The surface of a lotus leaf has evolved to keep it clean and dry by causing rainwater to roll off and take any dirt with it.
Known as the "lotus effect", these properties have inspired coatings for cabin fittings, which shed water in beads, taking contaminants with them. This improves hygiene and reduces the amount of water needed.
This in turn reduces the weight of the aircraft and, therefore, the amount of fuel burn and carbon emissions. This innovation is already used on the surfaces of Airbus cabin bathrooms today and in the future will be found on the fabric of seats and carpets. There are even plans to use the lotus technique on the outside of the aircraft.
'Groovy' shark skin
Just as the shark swims effortlessly through the water so soon will aeroplanes fly through the sky. Scientists have found the skin of a shark is covered by microscopic grooves that actually reduce their drag through the water, therefore allowing the shark to conserve energy as they search for food.

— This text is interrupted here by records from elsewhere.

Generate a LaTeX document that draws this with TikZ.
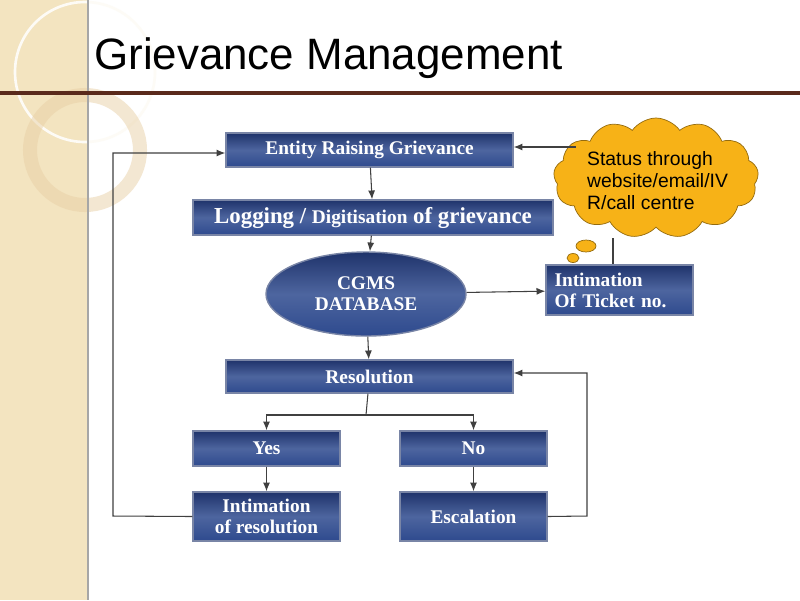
\documentclass[tikz,border=0pt]{standalone}
\usepackage{fontspec}
\setmainfont{Liberation Serif}
\newfontfamily\arialf{Liberation Sans}
\usetikzlibrary{shapes.geometric,shapes.symbols,arrows.meta}
\definecolor{beige}{HTML}{F3E4C0}
\definecolor{navy}{HTML}{2E4A8E}
\definecolor{navyd}{HTML}{1F336B}
\definecolor{cloudc}{HTML}{F7B217}
\definecolor{brownl}{HTML}{5A2A1C}
\tikzset{
 bx/.style={draw=navyd!60,line width=0.8pt,top color=navyd,bottom color=navy,middle color=navy!85,text=white,font=\bfseries\fontsize{11}{12}\selectfont,align=center,inner sep=0pt},
 ln/.style={draw=black!75,line width=0.6pt},
 ar/.style={ln,-{Latex[length=5pt,width=4pt]}}
}
\begin{document}
\begin{tikzpicture}[x=0.02cm,y=-0.02cm]
\useasboundingbox (0,0) rectangle (800,600);
\fill[white] (0,0) rectangle (800,600);
\fill[beige] (0,0) rectangle (88,600);
\draw[white!85!beige,line width=1.5pt] (85,72) circle (70);
\draw[beige!80!brown,line width=8pt,opacity=0.5] (85,150) circle (55);
\draw[black!35,line width=0.8pt] (88,0) -- (88,600);
\fill[brownl] (0,91) rectangle (800,95);
\node[anchor=west,font=\arialf\fontsize{25}{28}\selectfont] (title) at (88,58) {Grievance Management};
% boxes
\node[bx,minimum width=287*0.02cm,minimum height=34*0.02cm] (ent) at (369.5,150) {Entity Raising Grievance};
\node[bx,minimum width=360*0.02cm,minimum height=35*0.02cm,font=\bfseries\fontsize{13}{14}\selectfont] (log) at (373,217.5) {Logging / {\fontsize{11}{12}\selectfont Digitisation} of grievance};
\node[ellipse,bx,minimum width=200*0.02cm,minimum height=84*0.02cm] (db) at (366,294) {CGMS\\DATABASE};
\node[bx,minimum width=147*0.02cm,minimum height=50*0.02cm,align=left,text width=130*0.02cm] (tick) at (619.5,290) {Intimation\\Of Ticket no.};
\node[bx,minimum width=287*0.02cm,minimum height=33*0.02cm] (res) at (369.5,376.5) {Resolution};
\node[bx,minimum width=147*0.02cm,minimum height=35*0.02cm] (yes) at (266.5,448.5) {Yes};
\node[bx,minimum width=147*0.02cm,minimum height=35*0.02cm] (no) at (473.5,448.5) {No};
\node[bx,minimum width=147*0.02cm,minimum height=49*0.02cm] (ir) at (266.5,516.5) {Intimation\\of resolution};
\node[bx,minimum width=147*0.02cm,minimum height=49*0.02cm] (esc) at (473.5,516.5) {Escalation};
% cloud
\node[cloud,cloud puffs=13,cloud puff arc=110,aspect=1.6,draw=black!40!cloudc,fill=cloudc,minimum width=205*0.02cm,minimum height=120*0.02cm] (cl) at (656,178) {};
\draw[draw=black!40!cloudc,fill=cloudc] (586,246) ellipse (10 and 6);
\draw[draw=black!40!cloudc,fill=cloudc] (573,258) ellipse (6 and 4.5);
\node[anchor=north west,align=left,font=\arialf\fontsize{11}{12.5}\selectfont] (clt) at (581,145) {Status through\\website/email/IV\\R/call centre};
% connectors
\draw[ar] (ent) -- (log);
\draw[ar] (log) -- (db);
\draw[ar] (db) -- (tick);
\draw[ar] (db) -- (res);
\coordinate (sp) at (366,415);
\draw[ln] (res) -- (sp);
\draw[ar] (sp) -| (yes);
\draw[ar] (sp) -| (no);
\draw[ar] (yes) -- (ir);
\draw[ar] (no) -- (esc);
\coordinate (l1) at (113,516);
\coordinate (l2) at (113,153);
\draw[ar] (ir.west) -- (l1) -- (l2) -- (ent.west|-l2);
\coordinate (r1) at (587,516);
\coordinate (r2) at (587,373);
\draw[ar] (esc.east) -- (r1) -- (r2) -- (res.east|-r2);
\coordinate (c1) at (576,147);
\draw[ar] (c1) -- (ent.east|-c1);
\coordinate (c2) at (613,238);
\draw[ln] (c2) -- (tick.north-|c2);
\end{tikzpicture}
\end{document}
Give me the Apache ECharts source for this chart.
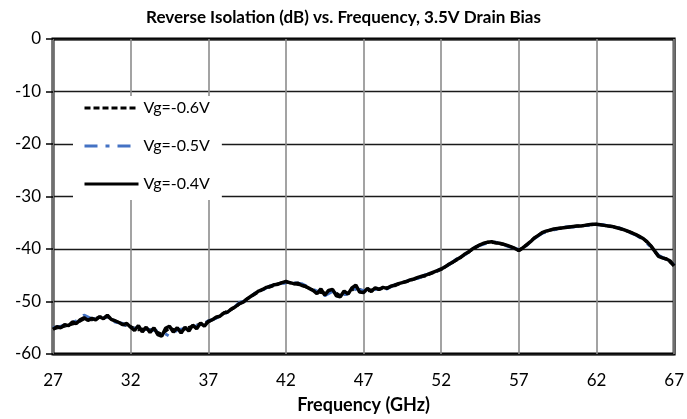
<!DOCTYPE html>
<html>
<head>
<meta charset="utf-8">
<script src="https://cdn.jsdelivr.net/npm/echarts@6/dist/echarts.min.js"></script>
<style>
  html, body { margin: 0; padding: 0; background: #fff; }
  #main { width: 687px; height: 419px; }
</style>
</head>
<body>
<div id="main"></div>
<script>
// frequency sampling (GHz)
const freqStart = 27;
const fineStep = 0.25;   // Vg=-0.4V trace
const coarseStep = 0.5;  // Vg=-0.6V and Vg=-0.5V traces

const seriesNames = ["Vg=-0.6V", "Vg=-0.5V", "Vg=-0.4V"];
const xTicks = [27, 32, 37, 42, 47, 52, 57, 62, 67];
const yTicks = [0, -10, -20, -30, -40, -50, -60];

// Vg=-0.6V, every 0.5 GHz from 27 to 67
const vg06 = [
  -55.2, -54.9, -54.5, -54.1, -53.3, -53.5, -53.0, -52.9, -53.7, -54.4,
  -54.8, -55.4, -55.2, -55.6, -56.2, -55.1, -55.6, -55.2, -54.7, -54.3,
  -53.9, -53.1, -52.2, -51.5, -50.5, -49.5, -48.6, -47.7, -47.2, -46.6,
  -46.3, -46.6, -46.9, -47.5, -48.2, -48.4, -47.9, -48.9, -48.4, -47.3,
  -48.1, -47.8, -47.6, -47.4, -47.0, -46.4, -46.0, -45.5, -45.1, -44.5,
  -43.9, -42.9, -42.1, -41.1, -40.1, -39.2, -38.7, -38.8, -39.1, -39.6,
  -40.3, -39.2, -37.9, -36.9, -36.4, -36.1, -35.9, -35.7, -35.6, -35.4,
  -35.3, -35.5, -35.7, -36.1, -36.6, -37.2, -38.0, -39.4, -41.4, -41.9,
  -43.2
];

// Vg=-0.5V, every 0.5 GHz from 27 to 67
const vg05 = [
  -55.0, -54.7, -54.3, -53.7, -52.6, -53.3, -53.1, -53.0, -53.9, -54.2,
  -55.2, -55.0, -55.3, -55.5, -55.8, -56.6, -55.4, -55.2, -54.9, -54.4,
  -53.7, -53.2, -52.4, -51.6, -50.2, -49.8, -48.4, -47.8, -47.0, -46.7,
  -46.5, -46.4, -46.6, -47.3, -48.0, -48.9, -48.1, -48.7, -48.6, -47.6,
  -47.9, -48.0, -47.4, -47.6, -46.8, -46.6, -45.8, -45.6, -44.9, -44.6,
  -43.7, -43.0, -41.9, -41.2, -39.9, -39.3, -38.8, -38.7, -39.2, -39.7,
  -40.1, -39.3, -38.0, -37.0, -36.5, -36.2, -35.8, -35.8, -35.5, -35.5,
  -35.4, -35.4, -35.8, -36.0, -36.7, -37.3, -38.2, -39.6, -41.2, -42.0,
  -43.0
];

// Vg=-0.4V, every 0.25 GHz from 27 to 67 (one GHz per line)
const vg04 = [
  -55.3, -54.8, -55.0, -54.4,
  -54.6, -53.9, -54.2, -53.5,
  -53.1, -53.6, -53.2, -53.5,
  -52.9, -53.3, -52.6, -53.4,
  -53.7, -54.0, -54.4, -54.2,
  -54.9, -55.5, -54.6, -55.8,
  -54.9, -55.9, -55.0, -56.3,
  -56.6, -55.1, -54.7, -55.8,
  -55.0, -56.0, -54.9, -55.6,
  -54.5, -55.2, -54.1, -54.7,
  -53.8, -53.5, -53.0, -52.8,
  -52.2, -52.0, -51.4, -51.0,
  -50.4, -50.1, -49.5, -49.0,
  -48.5, -48.0, -47.7, -47.3,
  -47.1, -46.8, -46.7, -46.4,
  -46.2, -46.4, -46.6, -46.5,
  -46.9, -47.1, -47.5, -47.9,
  -48.5, -47.6, -48.8, -47.9,
  -47.7, -48.9, -49.1, -48.0,
  -48.6, -47.4, -46.9, -48.2,
  -48.3, -47.5, -48.1, -47.4,
  -47.7, -47.3, -47.5, -47.1,
  -46.9, -46.6, -46.4, -46.2,
  -45.9, -45.7, -45.4, -45.2,
  -45.0, -44.7, -44.4, -44.1,
  -43.8, -43.4, -42.9, -42.5,
  -42.0, -41.6, -41.0, -40.6,
  -40.0, -39.6, -39.2, -38.9,
  -38.7, -38.6, -38.8, -38.9,
  -39.1, -39.3, -39.6, -39.9,
  -40.3, -39.8, -39.2, -38.6,
  -37.9, -37.4, -36.9, -36.6,
  -36.4, -36.2, -36.1, -36.0,
  -35.9, -35.8, -35.7, -35.6,
  -35.6, -35.5, -35.4, -35.3,
  -35.3, -35.4, -35.5, -35.6,
  -35.7, -35.9, -36.1, -36.3,
  -36.6, -36.9, -37.2, -37.6,
  -38.0, -38.6, -39.4, -40.4,
  -41.4, -41.7, -41.9, -42.3,
  -43.2
];

function pairs(values, step) {
  return values.map((v, i) => [freqStart + i * step, v]);
}

const font = "Lato, 'Open Sans', sans-serif";

const myChart = echarts.init(document.getElementById("main"));

const option = {
  animation: false,
  backgroundColor: "#fff",
  title: {
    text: "Reverse Isolation (dB) vs. Frequency, 3.5V Drain Bias",
    left: "center",
    top: 4,
    textStyle: { fontFamily: font, fontSize: 17, fontWeight: "bold", color: "#000" },
  },
  legend: {
    orient: "vertical",
    left: 73,
    top: 96,
    padding: [4, 12, 8, 10],
    itemWidth: 54,
    itemHeight: 14,
    itemGap: 22,
    backgroundColor: "#fff",
    // line-only legend icons, hide the marker dot
    itemStyle: { color: "transparent", borderWidth: 0, opacity: 0 },
    lineStyle: { width: 3 },
    textStyle: { fontFamily: font, fontSize: 16, color: "#000" },
    data: seriesNames,
  },
  grid: {
    left: 53,
    right: 11,
    top: 39,
    bottom: 64,
    show: true,
    borderColor: "#000",
    borderWidth: 3,
  },
  xAxis: {
    type: "value",
    min: xTicks[0],
    max: xTicks[xTicks.length - 1],
    interval: 5,
    name: "Frequency (GHz)",
    nameLocation: "middle",
    nameGap: 42,
    nameTextStyle: { fontFamily: font, fontSize: 18, fontWeight: "bold", color: "#000" },
    axisLine: { show: false },
    axisTick: { show: false },
    axisLabel: { fontFamily: font, fontSize: 17, color: "#000", margin: 18 },
    splitLine: { show: true, lineStyle: { color: "#8c8c8c", width: 1.6 } },
  },
  yAxis: {
    type: "value",
    min: yTicks[yTicks.length - 1],
    max: yTicks[0],
    interval: 10,
    axisLine: { show: false },
    axisTick: { show: true, length: 7, lineStyle: { color: "#000", width: 1.5 } },
    axisLabel: { fontFamily: font, fontSize: 17, color: "#000", margin: 12 },
    splitLine: { show: true, lineStyle: { color: "#1a1a1a", width: 1.3 } },
  },
  series: [
    {
      name: seriesNames[0],
      type: "line",
      symbol: "none",
      data: pairs(vg06, coarseStep),
      lineStyle: { color: "#000", width: 3, type: [6, 3] },
      itemStyle: { color: "#000" },
    },
    {
      name: seriesNames[1],
      type: "line",
      symbol: "none",
      data: pairs(vg05, coarseStep),
      lineStyle: { color: "#4472C4", width: 3, type: [13, 8, 4, 8] },
      itemStyle: { color: "#4472C4" },
    },
    {
      name: seriesNames[2],
      type: "line",
      symbol: "none",
      data: pairs(vg04, fineStep),
      lineStyle: { color: "#000", width: 3.5 },
      itemStyle: { color: "#000" },
    },
  ],
};

myChart.setOption(option);
</script>
</body>
</html>
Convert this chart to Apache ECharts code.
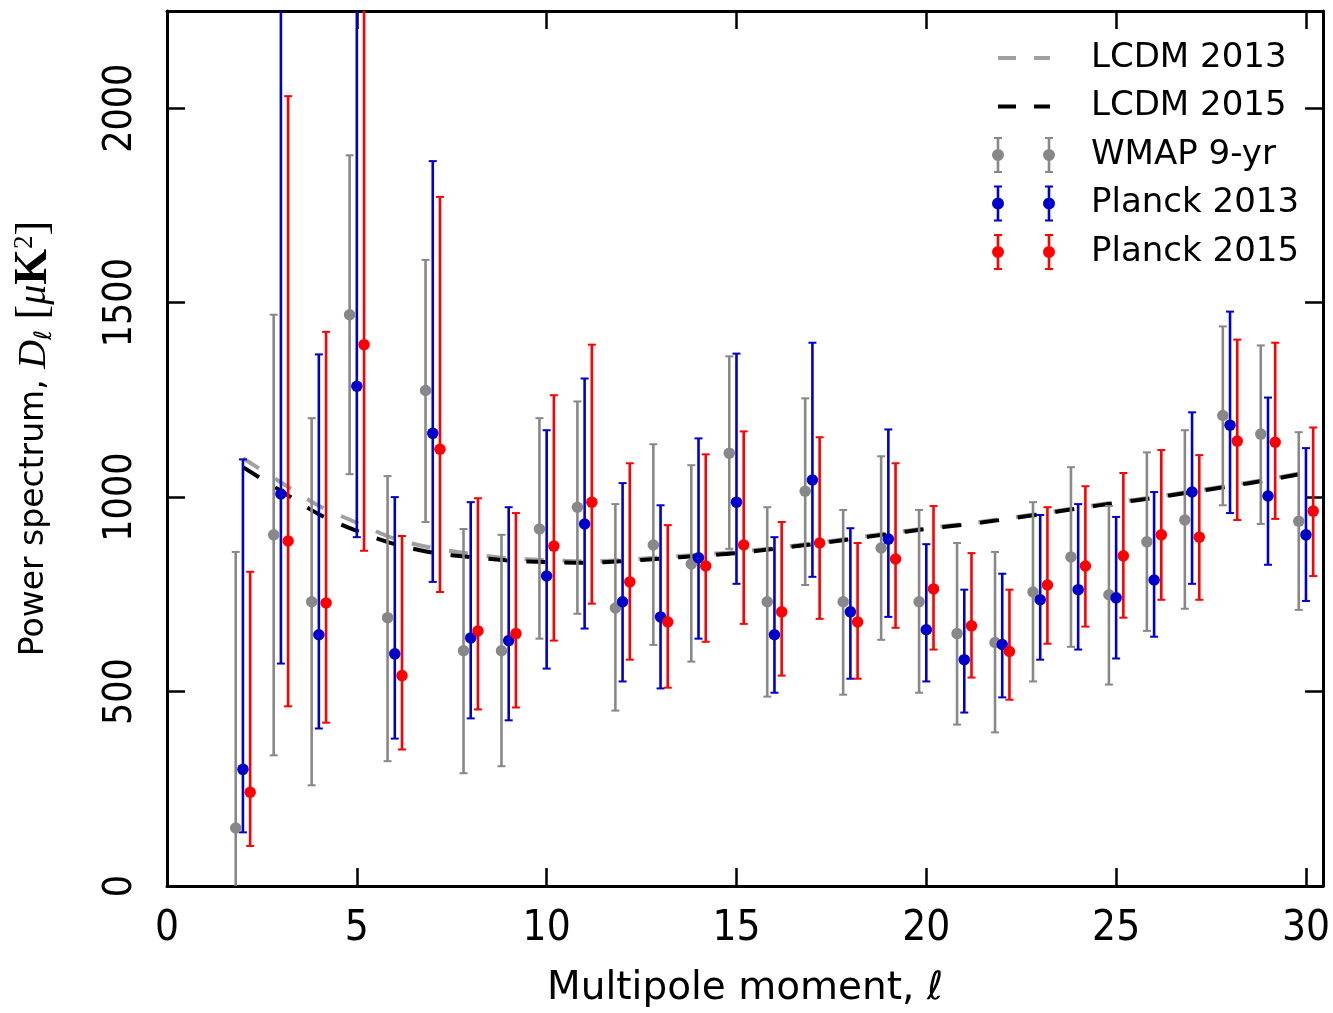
<!DOCTYPE html>
<html><head><meta charset="utf-8">
<script src="https://cdn.jsdelivr.net/npm/echarts@6/dist/echarts.min.js"></script>
<style>html,body{margin:0;padding:0;background:#fff}#c{width:1333px;height:1013px}</style>
</head><body><div id="c"></div>
<script>
// ---- data ----
const ells = [2,3,4,5,6,7,8,9,10,11,12,13,14,15,16,17,18,19,20,21,22,23,24,25,26,27,28,29,30];

const wmapVal = [149,903,731,1469,690,1274,605,605,918,974,715,877,828,1113,731,1015,731,869,731,649,626,756,846,749,885,941,1210,1162,938];
const wmapLo  = [-100,336,259,1059,321,936,290,308,636,700,451,620,577,867,487,774,492,633,497,415,395,526,615,518,656,713,979,931,710];
const wmapHi  = [859,1469,1203,1879,1054,1610,918,903,1203,1246,982,1136,1082,1362,974,1254,967,1105,967,882,859,987,1077,977,1115,1172,1439,1390,1167];

const p13Val = [300,1008,646,1285,597,1164,638,631,797,931,731,692,844,987,646,1044,705,892,659,582,621,736,762,741,787,1013,1185,1003,903];
const p13Lo  = [138,572,405,897,379,782,431,426,559,662,526,508,636,777,497,795,533,692,526,446,485,582,608,585,641,777,959,826,733];
const p13Hi  = [1097,2600,1367,2900,1000,1864,987,974,1172,1305,1036,979,1151,1369,897,1397,920,1174,879,762,803,954,982,949,1013,1218,1477,1256,1126];

const p15Val = [241,887,728,1392,541,1123,656,649,874,987,782,679,823,877,705,882,679,841,764,669,603,774,823,849,903,897,1144,1141,964];
const p15Lo  = [103,462,420,862,351,756,454,459,631,726,582,510,628,674,541,687,533,664,608,536,479,623,667,690,736,736,941,944,797];
const p15Hi  = [808,2031,1425,2700,900,1772,997,959,1262,1392,1087,928,1110,1169,936,1154,882,1087,977,856,762,974,1028,1062,1121,1108,1405,1397,1179];

const lcdm2013 = [1100,1038,978,934,893,869,854,843,838,835,838,845,852,859,869,881,894,907,920,931,944,958,973,987,1000,1015,1030,1046,1064];
const lcdm2015 = [1077,1016,956,913,879,857,846,837,833,831,835,842,849,856,867,879,892,905,918,929,942,956,971,985,998,1013,1028,1044,1062];

const xTicks = [0,5,10,15,20,25,30];
const yTicks = [0,500,1000,1500,2000];

// ---- presentation ----
const SHIFT = 0.19;
const GRAY = '#888888', BLUE = '#0000cc', RED = '#ff0000', LGRAY = '#a0a0a0';
const TICKFONT = "'Liberation Sans Narrow', 'DejaVu Sans Condensed', 'Liberation Sans', sans-serif";

function errSeries(name, color, shift, lo, hi) {
  return {
    type: 'custom', name, silent: true, z: 3,
    data: ells.map((l, i) => [l + shift, lo[i], hi[i]]),
    encode: { x: 0, y: [1, 2] },
    renderItem(params, api) {
      const x = api.value(0);
      const a = api.coord([x, api.value(1)]);
      const b = api.coord([x, api.value(2)]);
      const cs = params.coordSys;
      const top = cs.y, bot = cs.y + cs.height;
      const y1 = Math.min(a[1], bot), y2 = Math.max(b[1], top);
      const ch = [{ type: 'line', shape: { x1: a[0], y1: y1, x2: a[0], y2: y2 }, style: { stroke: color, lineWidth: 2.6 } }];
      if (a[1] <= bot) ch.push({ type: 'line', shape: { x1: a[0] - 4, y1: a[1], x2: a[0] + 4, y2: a[1] }, style: { stroke: color, lineWidth: 2 } });
      if (b[1] >= top) ch.push({ type: 'line', shape: { x1: b[0] - 4, y1: b[1], x2: b[0] + 4, y2: b[1] }, style: { stroke: color, lineWidth: 2 } });
      return { type: 'group', children: ch };
    }
  };
}
function dotSeries(name, color, shift, vals) {
  return {
    type: 'scatter', name, silent: true, z: 3,
    data: ells.map((l, i) => [l + shift, vals[i]]),
    symbol: 'circle', symbolSize: 11.5, itemStyle: { color: color, opacity: 1 }
  };
}
function lineSeries(name, color, vals) {
  return {
    type: 'line', name, silent: true, z: 2,
    data: ells.map((l, i) => [l, vals[i]]),
    showSymbol: false, symbol: 'none', smooth: 0.3,
    lineStyle: { color: color, width: 4, type: [19, 19], cap: 'butt' }
  };
}

const dashIcon = 'path://M-1,0M62,36M5,16h18v4h-18zM41,16h16v4h-16z';
const errIcon = 'path://M-1,0M62,36' +
  'M3.7,1h2.6v34h-2.6zM1,0h8v2h-8zM1,34h8v2h-8zM-1,18a6,6 0 1,1 12,0a6,6 0 1,1 -12,0z' +
  'M54.7,1h2.6v34h-2.6zM52,0h8v2h-8zM52,34h8v2h-8zM50,18a6,6 0 1,1 12,0a6,6 0 1,1 -12,0z';

function tickFmt(list) { return v => list.some(t => Math.abs(t - v) < 1e-6) ? String(v) : ''; }

const axisLine = { show: true, onZero: false, lineStyle: { color: '#000', width: 3 } };
const axisTick = { show: true, inside: true, length: 18, lineStyle: { color: '#000', width: 2.5 } };

const chart = echarts.init(document.getElementById('c'), null, { renderer: 'canvas' });
chart.setOption({
  animation: false,
  backgroundColor: '#fff',
  grid: { left: 167, right: 9, top: 11, bottom: 125, containLabel: false },
  xAxis: [
    { type: 'value', min: 0, max: 30.45, interval: 5, position: 'bottom',
      axisLine, axisTick, splitLine: { show: false },
      axisLabel: { formatter: tickFmt(xTicks), fontSize: 42, fontFamily: TICKFONT, color: '#000', margin: 22 },
      name: 'Multipole moment, ℓ', nameLocation: 'middle', nameGap: 83,
      nameTextStyle: { fontSize: 39, fontFamily: 'DejaVu Sans', color: '#000' } },
    { type: 'value', min: 0, max: 30.45, interval: 5, position: 'top',
      axisLine, axisTick, splitLine: { show: false }, axisLabel: { show: false } }
  ],
  yAxis: [
    { type: 'value', min: 0, max: 2250, interval: 500, position: 'left',
      axisLine, axisTick, splitLine: { show: false },
      axisLabel: { formatter: tickFmt(yTicks), rotate: 90, fontSize: 39, fontFamily: TICKFONT, color: '#000', margin: 27 },
      name: '{t|Power spectrum, }{d|D}{s|ℓ}{t| }{b|[}{m|μ}{k|K}{p|2}{b|]}',
      nameLocation: 'middle', nameGap: 110, nameRotate: 90,
      nameTextStyle: {
        color: '#000', padding: [0, 0, 0, 20],
        rich: {
          t: { fontSize: 33, fontFamily: 'DejaVu Sans', lineHeight: 46, color: '#000' },
          d: { fontSize: 40, fontFamily: 'Liberation Serif', fontStyle: 'italic', lineHeight: 46, color: '#000' },
          s: { fontSize: 24, fontFamily: 'DejaVu Sans', verticalAlign: 'bottom', lineHeight: 34, color: '#000' },
          b: { fontSize: 44, fontFamily: 'Liberation Serif', lineHeight: 46, color: '#000' },
          m: { fontSize: 40, fontFamily: 'Liberation Serif', fontStyle: 'italic', lineHeight: 46, color: '#000' },
          k: { fontSize: 46, fontFamily: 'Liberation Serif', fontWeight: 'bold', lineHeight: 46, color: '#000' },
          p: { fontSize: 27, fontFamily: 'Liberation Serif', verticalAlign: 'top', lineHeight: 30, color: '#000' }
        }
      } },
    { type: 'value', min: 0, max: 2250, interval: 500, position: 'right',
      axisLine, axisTick, splitLine: { show: false }, axisLabel: { show: false } }
  ],
  legend: {
    orient: 'vertical', left: 987, top: 35, itemWidth: 63, itemHeight: 36, itemGap: 12.5,
    selectedMode: false, align: 'left',
    textStyle: { fontSize: 34, fontFamily: 'DejaVu Sans', color: '#000', padding: [0, 0, 0, 31], lineHeight: 36 },
    data: [
      { name: 'LCDM 2013', icon: dashIcon, itemStyle: { color: LGRAY, borderWidth: 0 } },
      { name: 'LCDM 2015', icon: dashIcon, itemStyle: { color: '#000', borderWidth: 0 } },
      { name: 'WMAP 9-yr', icon: errIcon, itemStyle: { color: GRAY, borderWidth: 0 } },
      { name: 'Planck 2013', icon: errIcon, itemStyle: { color: BLUE, borderWidth: 0 } },
      { name: 'Planck 2015', icon: errIcon, itemStyle: { color: RED, borderWidth: 0 } }
    ]
  },
  series: [
    lineSeries('LCDM 2013', LGRAY, lcdm2013),
    lineSeries('LCDM 2015', '#000', lcdm2015),
    errSeries('WMAP 9-yr', GRAY, -SHIFT, wmapLo, wmapHi),
    dotSeries('WMAP 9-yr', GRAY, -SHIFT, wmapVal),
    errSeries('Planck 2013', BLUE, 0, p13Lo, p13Hi),
    dotSeries('Planck 2013', BLUE, 0, p13Val),
    errSeries('Planck 2015', RED, SHIFT, p15Lo, p15Hi),
    dotSeries('Planck 2015', RED, SHIFT, p15Val)
  ]
});
</script></body></html>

For over thirty years this 'groovy skin' concept has been investigated and tested by aerospace engineers and is eventually being adapted and applied to the construction of aircraft. Just as a shark can minimize the energy it expends in motion, these microscopic grooves can help to reduce the fuel burnt by a jet aircraft.Butterfly Wings
Butterflies have long been a symbol of transformation so it is fitting that their wings are a focus of aircraft engineers. While they are some of the most beautiful and delicate creatures on the planet, their wings are fantastically intricate mechanisms, designed to achieve optimum efficiency in flight.
Researchers are looking to harness the butterfly’s ability to twist and turn wings in flight. The possibility of using small movable surfaces and active internal structural components as part of an aircraft wing to mimic the way micro-capillaries in a butterfly's wing make for more efficient flight in the future.